Directed by: Nacho Cerdà
Written by: Nacho Cerdà, Karim Hussain & Richard Stanley
Grade: B+
The Russian-born, English-raised, American-living movie producer protagonist of The Abandoned, Anastasia Hille, says at the beginning, in voice-over, "the past was another country now, best forgotten." But, unable to leave well-enough alone, she returns to the country of her birth two days shy of the forty second anniversary of her mother's vicious murder—and her own birthday—to visit the country estate (aka "the scene of the crime") that she's just inherited. Talk about your unremarkable horror movie set-ups; for its first act, The Abandoned adheres to the established horror conventions, from an ominous pre-arrival dream to a thick portentous fog. Most offensively, when asked what she hopes to find in the ruins to which she's traveling, she responds, "some clue perhaps, something to make sense of my life." Excuse me while I roll my eyes.
But, to pleasant surprise, once such banalities are out of the way, The Abandoned comes to life, as do the ghosts of the haunted island estate.

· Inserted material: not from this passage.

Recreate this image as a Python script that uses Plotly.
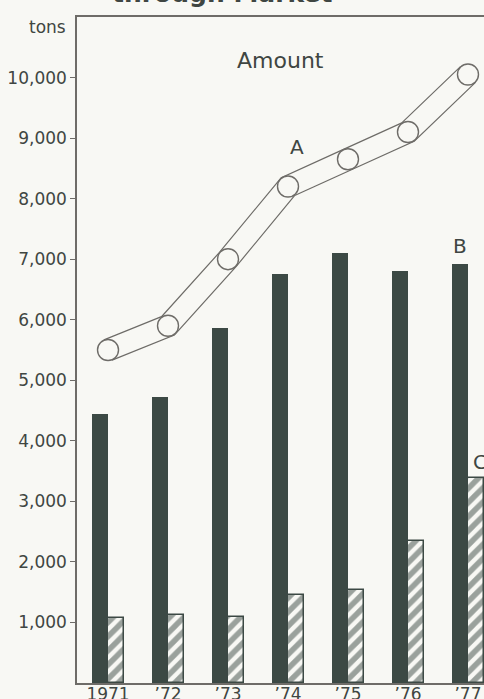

While essentially a mere haunted house movie, The Abandoned is at least a fresh take on the genre, which is more than could be said for most of its contemporaries: it features hardly any violence, especially by torture-porn standards, establishing genuine unpredictability and, as a result, a few wonderfully earned moments of high tension; also, it eschews ordinary cast-attrition thriller patterns by featuring a central cast of only two; and by making that duo long-lost brother and sister twins (and ignoring any possible incestuous inclination), it, like Jeepers Creepers, avoids any tired sexual undercurrents.
The Abandoned, unlike most of the slashers whose visual style and tropes it apes, is not a morality play, but a complex and impressionistic exploration of family and its relationship to identity. Hille is not so much afraid that she'll be killed on the island, though that's there too, as she is that she'll have to face the repressed inner demons of her parents' deaths; the "ghosts" that stalk brother and sister throughout the island are actually their doppelgängers, and as such they literally spend the film running away from themselves, desperately avoiding autoconfrontation.
But of course, no matter how fast you can run through a dilapidated manor, you can't escape from your own past; those who try, like our protagonists, are doomed to become increasingly trapped deeper and deeper within it, as though struggling against a Chinese finger trap of the subconscious. Unable to deal with the frustration of being powerless to affect or alter that which has already transpired—to accept that she had a cruel, hateful, bridicidal and infanticidal father—Hille finds herself imprisoned in a repetitive spatiotemporal loop, cursed to become conjoined, both figuratively and literally in some sense, to the ghosts of her forbearers. "I'm finally going crazy after all these years," she exclaims in exasperation, adding, as she collapses to the floor, "fucking Russia!"
I assume the Russian setting bears some significance, what with the fact that it is a story about two adults trying to deal with homicidal "ghosts of the past". Moreso, though, the film functions as an examination of family ties. Early on, Hille is seen arguing with her daughter on the telephone, shortly before revealing that she is a divorcee; with every character's familial relationships strained, at the very least, The Abandoned possesses a terribly negative outlook on family, on par with The Shining in its positioning of the institution as deadly and something best left abandoned. In the Reagan years, there were subversive critiques of disingenuous "family values" moral posturing in films like 1987's The Stepfather; today, in the George W. Bush era, we have The Abandoned.